Pigeons rats with wings—Buffalo, New York. This photo was made when I was the summer intern in the photo dept at the Buffalo News, Western NY largest newspaper. The lines are telephone lines against a giant grain silo. I watched with fascination how the shadows on the curved surface resembled sheet music. As I got impatient for the birds to do something, I decided to clap loudly. Violá!
I recently received a challenge from a FB buddy, Sehlem Sebik, whom I’ve never met, to post 5 black and white pictures, one-a-day.
I decided I’d dig out some old BW negatives instead of just converting what I have in my digital archives into grayscale.
This was a worthwhile challenge.
Mr. Lee a gregarious cobbler smiles at me in his narrow alleyway in Tsimshatsui, Kowloon, Hong Kong. Tri X ISO 400 Canon F-1. 28mm lens.
It gave me an opportunity to take stock of what I pointed my cameras at when I started my formal education at Kent State University.
If it isn’t obvious to you, I didn’t pay as close attention to lighting as I do now.
That’s only natural because back then I was strictly an available light photographer.
My cat Tofu captured on 2 1/4 TriX with a Hasselblad 80mm lens. This is really overkill but my cats are all very special to me. So nothing but the best! They are family, after all.
Not knowing how to light meant I couldn’t visualize a scene any other way.
Now that I know how to light, I can visualize my scene exactly how I want it because I decide where the highlights and shadows will be.
Exactly how hard or soft the shadows are, I decide by my light placement or the light modifiers I use.
Is Shooting Film Necessary?
Trek to Havasupai Indian Reservation–The mule train which carries campers gear to the campgrounds passed us by about 1/2 way through our 4 hour hike.
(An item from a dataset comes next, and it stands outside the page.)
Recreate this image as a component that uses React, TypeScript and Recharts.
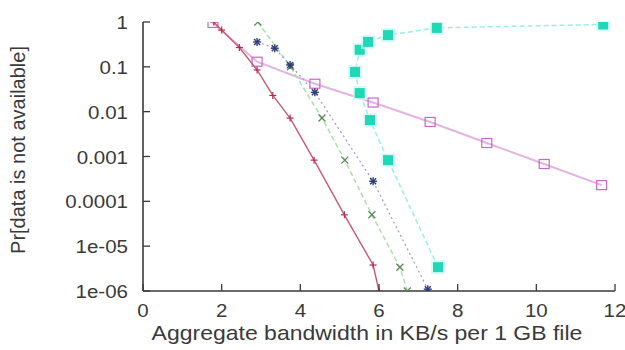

Canon F-1 20 mm lens
To become a better photographer, is it necessary to shoot film?
I have no real easy answer to this other than to base my response on my own experience.
I believe it helps to shoot film at some point in a beginner’s learning curve.
The one major reason is the cost per frame of film.
The Hare Krishna temple in New Vrindaban in the early hours of the morning in West Virginia.
Except for those instances when you expose the same frame multiple times intentionally, you have a finite number of shots you can make in a roll–36, 24 or 12.
This forces you to be more selective and thoughtful before you push the shutter button.
You don’t mindlessly fire away.
You take a moment to check your meter, your ISO, shutter speed and aperture settings then study each corner of your viewfinder before pushing the shutter button.
Also, because you’re never entirely sure you have the shot, you learn very quickly those specific instances when you have to shoot a lot.
You become very good at anticipating potentially problematic situations which you have little or no control so that you actually will shoot many, many frames or exposures during those critical times.